* Start Data for processing *
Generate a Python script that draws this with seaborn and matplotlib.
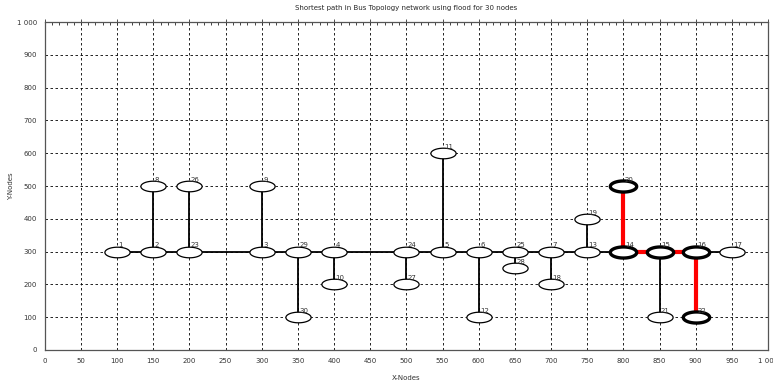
import numpy as np
import pandas as pd
import matplotlib
matplotlib.use("Agg")
import matplotlib.pyplot as plt
from matplotlib.path import Path
from matplotlib.ticker import MultipleLocator, FuncFormatter
import seaborn as sns

# ---- data ----
node_ids = [1, 2, 8, 23, 26, 3, 9, 29, 30, 4, 10, 24, 27, 5, 11, 6, 12,
            25, 28, 7, 18, 13, 19, 14, 20, 15, 21, 16, 22, 17]
node_x = [100, 150, 150, 200, 200, 300, 300, 350, 350, 400, 400, 500, 500, 550, 550, 600, 600,
          650, 650, 700, 700, 750, 750, 800, 800, 850, 850, 900, 900, 950]
node_y = [300, 300, 500, 300, 500, 300, 500, 300, 100, 300, 200, 300, 200, 300, 600, 300, 100,
          300, 250, 300, 200, 300, 400, 300, 500, 300, 100, 300, 100, 300]
bus_order = [1, 2, 23, 3, 29, 4, 24, 5, 6, 25, 7, 13, 14, 15, 16, 17]
branch_from = [2, 23, 3, 29, 4, 24, 5, 6, 25, 7, 13, 14, 15, 16]
branch_to = [8, 26, 9, 30, 10, 27, 11, 12, 28, 18, 19, 20, 21, 22]
path_nodes = [20, 14, 15, 16, 22]

pos = {n: (x, y) for n, x, y in zip(node_ids, node_x, node_y)}

sns.set_style("white")
plt.rcParams['font.family'] = ['DejaVu Sans']

fig = plt.figure(figsize=(7.73, 3.82), dpi=100)
ax = fig.add_axes([0.058, 0.084, 0.9355, 0.858])

# edges
edges = list(zip(bus_order[:-1], bus_order[1:])) + list(zip(branch_from, branch_to))
path_edges = set(frozenset(e) for e in zip(path_nodes[:-1], path_nodes[1:]))
for i, (a, b) in enumerate(edges):
    df = pd.DataFrame({"x": [pos[a][0], pos[b][0]], "y": [pos[a][1], pos[b][1]]})
    red = frozenset((a, b)) in path_edges
    sns.lineplot(data=df, x="x", y="y", ax=ax, sort=False,
                 color="red" if red else "black", linewidth=3.0 if red else 1.3,
                 zorder=3 if red else 2, estimator=None)

# node marker: ellipse
t = np.linspace(0, 2 * np.pi, 60)
verts = np.column_stack([np.cos(t), 0.42 * np.sin(t)])
ell = Path(verts, closed=True)

nodes = pd.DataFrame({"id": node_ids, "x": node_x, "y": node_y})
nodes["bold"] = nodes["id"].isin(path_nodes)
sns.scatterplot(data=nodes[~nodes["bold"]], x="x", y="y", marker=ell, s=330,
                facecolor="white", edgecolor="black", linewidth=0.9, ax=ax, zorder=4)
sns.scatterplot(data=nodes[nodes["bold"]], x="x", y="y", marker=ell, s=360,
                facecolor="white", edgecolor="black", linewidth=2.4, ax=ax, zorder=4)

for n, x, y in zip(node_ids, node_x, node_y):
    ax.text(x + 2, y + 10, str(n), fontsize=5, color="#333333", ha="left", va="bottom", zorder=5)

ax.set_xlim(0, 1000)
ax.set_ylim(0, 1000)
ax.xaxis.set_major_locator(MultipleLocator(50))
ax.xaxis.set_minor_locator(MultipleLocator(10))
ax.yaxis.set_major_locator(MultipleLocator(100))
ax.yaxis.set_minor_locator(MultipleLocator(50))
fmt = FuncFormatter(lambda v, p: "1 000" if v >= 1000 else f"{int(v)}")
ax.xaxis.set_major_formatter(fmt)
ax.yaxis.set_major_formatter(fmt)
ax.tick_params(which="major", direction="inout", length=4, width=0.6, labelsize=5, colors="#333333")
ax.tick_params(which="minor", direction="in", length=2, width=0.6)
ax.tick_params(axis="x", which="both", top=True)
ax.tick_params(axis="x", which="both", labeltop=False)
ax.grid(True, which="major", linestyle=(0, (3, 3)), color="black", linewidth=0.6)
for s in ax.spines.values():
    s.set_color("#555555")
    s.set_linewidth(0.9)

ax.set_title("Shortest path in Bus Topology network using flood for 30 nodes", fontsize=5, pad=9)
ax.set_xlabel("X-Nodes", fontsize=5, color="#333333", labelpad=8)
ax.set_ylabel("Y-Nodes", fontsize=5, color="#333333", labelpad=2)

fig.savefig("out.png", dpi=100)
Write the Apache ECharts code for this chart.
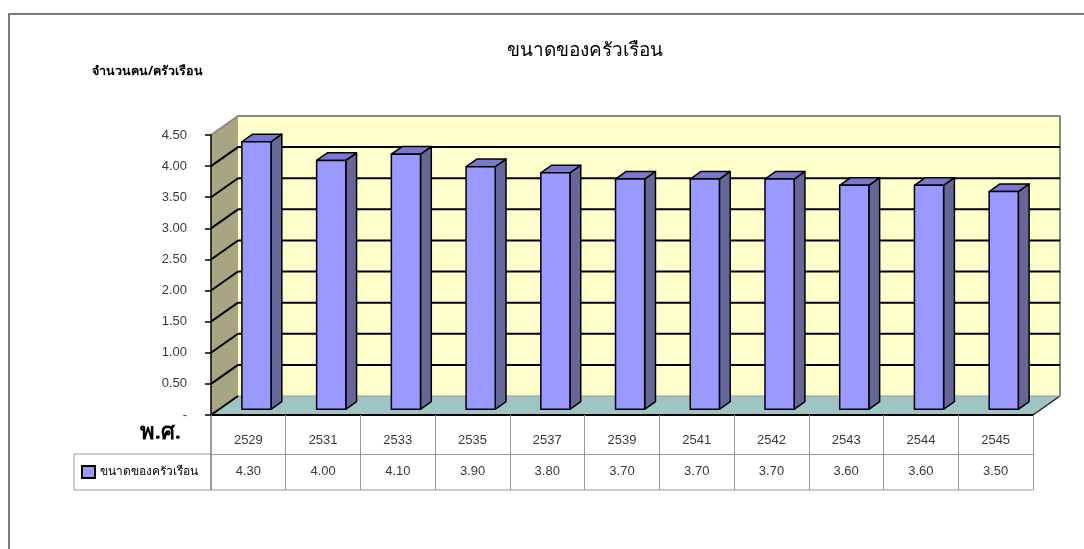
<!DOCTYPE html>
<html>
<head>
<meta charset="utf-8">
<script src="https://cdn.jsdelivr.net/npm/echarts@6/dist/echarts.min.js"></script>
<style>
html,body{margin:0;padding:0;background:#fff;}
#chart{width:1084px;height:549px;}
</style>
</head>
<body>
<div id="chart"></div>
<script>
const categories = ['2529','2531','2533','2535','2537','2539','2541','2542','2543','2544','2545'];
const values = [4.30, 4.00, 4.10, 3.90, 3.80, 3.70, 3.70, 3.70, 3.60, 3.60, 3.50];
const yTicks = [0, 0.5, 1, 1.5, 2, 2.5, 3, 3.5, 4, 4.5];
const seriesName = 'ขนาดของครัวเรือน';
const titleText = 'ขนาดของครัวเรือน';
const yTitle = 'จำนวนคน/ครัวเรือน';
const xTitle = 'พ.ศ.';

const DX = 27, DY = -19;           // depth of the 3D box
const F1 = 0.3, F2 = 0.7;          // bar depth fraction
const BAR_W = 0.39;                // bar width as fraction of band
const thaiFont = 'Noto Sans, DejaVu Sans, sans-serif';
const numFont = 'Liberation Sans, Arial, sans-serif';

const chart = echarts.init(document.getElementById('chart'), null, {renderer: 'canvas'});

function wallsRender(params, api) {
  const cs = params.coordSys;
  const x0 = cs.x, y0 = cs.y, w = cs.width, yB = cs.y + cs.height;
  return {
    type: 'group',
    children: [
      {type: 'rect', shape: {x: x0 + DX, y: y0 + DY, width: w, height: cs.height},
       style: {fill: '#FFFFCC', stroke: null}},
      {type: 'polygon', shape: {points: [[x0, y0], [x0 + DX, y0 + DY], [x0 + DX, yB + DY], [x0, yB]]},
       style: {fill: '#A8A682', stroke: null}},
      {type: 'polygon', shape: {points: [[x0, yB], [x0 + w, yB], [x0 + w + DX, yB + DY], [x0 + DX, yB + DY]]},
       style: {fill: '#9EC5C2', stroke: null}},
      {type: 'polyline', shape: {points: [[x0, y0], [x0 + DX, y0 + DY], [x0 + w + DX, y0 + DY], [x0 + w + DX, yB + DY]]},
       style: {fill: null, stroke: '#8a8a8a', lineWidth: 2}},
      {type: 'line', shape: {x1: x0 + w, y1: yB, x2: x0 + w + DX, y2: yB + DY},
       style: {stroke: '#222', lineWidth: 1.5}},
      {type: 'line', shape: {x1: x0 + DX, y1: yB + DY, x2: x0 + w + DX, y2: yB + DY},
       style: {stroke: '#9a9a9a', lineWidth: 1}}
    ]
  };
}

function gridRender(params, api) {
  const cs = params.coordSys;
  const x0 = cs.x, w = cs.width;
  const v = api.value(0);
  const y = api.coord([0, v])[1];
  const children = [
    {type: 'line', shape: {x1: x0, y1: y, x2: x0 + DX, y2: y + DY}, style: {stroke: '#000', lineWidth: 2}}
  ];
  if (v > 0) {
    children.push({type: 'line', shape: {x1: x0 + DX, y1: y + DY, x2: x0 + w + DX, y2: y + DY},
      style: {stroke: '#000', lineWidth: 2}});
  }
  return {type: 'group', children: children};
}

function barRender(params, api) {
  const i = api.value(0), v = api.value(1);
  const base = api.coord([i, 0]);
  const topP = api.coord([i, v]);
  const band = api.size([1, 0])[0];
  const bw = band * BAR_W;
  const left = base[0] - bw / 2 + DX * F1;
  const right = left + bw;
  const bottom = base[1] + DY * F1;
  const top = topP[1] + DY * F1;
  const ddx = DX * (F2 - F1), ddy = DY * (F2 - F1);
  const st = {stroke: '#000', lineWidth: 1.5, lineJoin: 'round'};
  return {
    type: 'group',
    children: [
      {type: 'polygon', shape: {points: [[right, top], [right + ddx, top + ddy], [right + ddx, bottom + ddy], [right, bottom]]},
       style: Object.assign({fill: '#666699'}, st)},
      {type: 'polygon', shape: {points: [[left, top], [right, top], [right + ddx, top + ddy], [left + ddx, top + ddy]]},
       style: Object.assign({fill: '#7878CC'}, st)},
      {type: 'rect', shape: {x: left, y: top, width: bw, height: bottom - top},
       style: Object.assign({fill: '#9999FF'}, st)}
    ]
  };
}

const option = {
  backgroundColor: '#ffffff',
  animation: false,
  grid: {left: 211, top: 135, width: 822, height: 280, containLabel: false},
  legend: {
    data: [seriesName], left: 81, top: 465, icon: 'rect', itemWidth: 13, itemHeight: 12,
    itemStyle: {color: '#9999FF', borderColor: '#000', borderWidth: 2},
    textStyle: {fontSize: 12, color: '#000', fontFamily: thaiFont}, selectedMode: false, padding: 0
  },
  xAxis: [
    {
      type: 'category', data: categories, gridIndex: 0, position: 'bottom', z: 5,
      axisLine: {show: true, lineStyle: {color: '#000', width: 2}},
      axisTick: {show: true, length: 39, lineStyle: {color: '#999', width: 1}},
      axisLabel: {margin: 19, fontSize: 13, color: '#3a3a3a', fontFamily: numFont},
      splitLine: {show: false}
    },
    {
      type: 'category', data: values.map(v => v.toFixed(2)), gridIndex: 0, position: 'bottom', offset: 39, z: 5,
      axisLine: {show: true, lineStyle: {color: '#999', width: 1}},
      axisTick: {show: true, length: 36, lineStyle: {color: '#999', width: 1}},
      axisLabel: {margin: 11, fontSize: 13, color: '#3a3a3a', fontFamily: numFont},
      splitLine: {show: false}
    }
  ],
  yAxis: {
    type: 'value', min: 0, max: 4.5, interval: 0.5, z: 5,
    axisLine: {show: true, lineStyle: {color: '#000', width: 1.5}},
    axisTick: {show: true, length: 6, lineStyle: {color: '#000', width: 1.5}},
    axisLabel: {margin: 24, fontSize: 13, color: '#3a3a3a', fontFamily: numFont,
      formatter: v => v === 0 ? '-' : v.toFixed(2)},
    splitLine: {show: false}
  },
  graphic: [
    {type: 'rect', shape: {x: 9, y: 14, width: 1100, height: 600}, silent: true, z: -10,
     style: {fill: null, stroke: '#7a7a7a', lineWidth: 2}},
    {type: 'text', x: 585, y: 51, silent: true,
     style: {text: titleText, fontSize: 19, fontFamily: thaiFont, fill: '#000', textAlign: 'center', textVerticalAlign: 'middle'}},
    {type: 'text', x: 92, y: 71, silent: true,
     style: {text: yTitle, fontSize: 12.5, fontWeight: 'bold', fontFamily: thaiFont, fill: '#000', textAlign: 'left', textVerticalAlign: 'middle'}},
    {type: 'text', x: 181, y: 433, silent: true,
     style: {text: xTitle, fontSize: 22, fontWeight: 'bold', fontFamily: thaiFont, fill: '#000', textAlign: 'right', textVerticalAlign: 'middle'}},
    {type: 'polyline', silent: true, shape: {points: [[211, 454], [74, 454], [74, 490], [1033, 490]]},
     style: {fill: null, stroke: '#999', lineWidth: 1}},
    {type: 'line', silent: true, shape: {x1: 211, y1: 415, x2: 211, y2: 490},
     style: {stroke: '#777', lineWidth: 1.5}}
  ],
  series: [
    {type: 'custom', name: 'walls', renderItem: wallsRender, data: [[0]], z: 1, silent: true, encode: {x: -1, y: -1}},
    {type: 'custom', name: 'grid', renderItem: gridRender, data: yTicks.filter(v => v < 4.5).map(v => [v]), z: 2, silent: true, encode: {x: -1, y: 0}},
    {type: 'custom', name: seriesName, renderItem: barRender, data: values.map((v, i) => [i, v]),
     encode: {x: 0, y: 1}, z: 3, itemStyle: {color: '#9999FF', borderColor: '#000', borderWidth: 2}}
  ]
};
chart.setOption(option);
</script>
</body>
</html>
* End Data for processing *
▶ _Task requirements_
Only the lines between the one with "Write the Apache ECharts code for this chart." and the one with "const xTitle = 'พ.ศ.';", those two included, get copied from the material above. Keep it exact and free of pictures.

▶ _Task result_
Write the Apache ECharts code for this chart.
<!DOCTYPE html>
<html>
<head>
<meta charset="utf-8">
<script src="https://cdn.jsdelivr.net/npm/echarts@6/dist/echarts.min.js"></script>
<style>
html,body{margin:0;padding:0;background:#fff;}
#chart{width:1084px;height:549px;}
</style>
</head>
<body>
<div id="chart"></div>
<script>
const categories = ['2529','2531','2533','2535','2537','2539','2541','2542','2543','2544','2545'];
const values = [4.30, 4.00, 4.10, 3.90, 3.80, 3.70, 3.70, 3.70, 3.60, 3.60, 3.50];
const yTicks = [0, 0.5, 1, 1.5, 2, 2.5, 3, 3.5, 4, 4.5];
const seriesName = 'ขนาดของครัวเรือน';
const titleText = 'ขนาดของครัวเรือน';
const yTitle = 'จำนวนคน/ครัวเรือน';
const xTitle = 'พ.ศ.';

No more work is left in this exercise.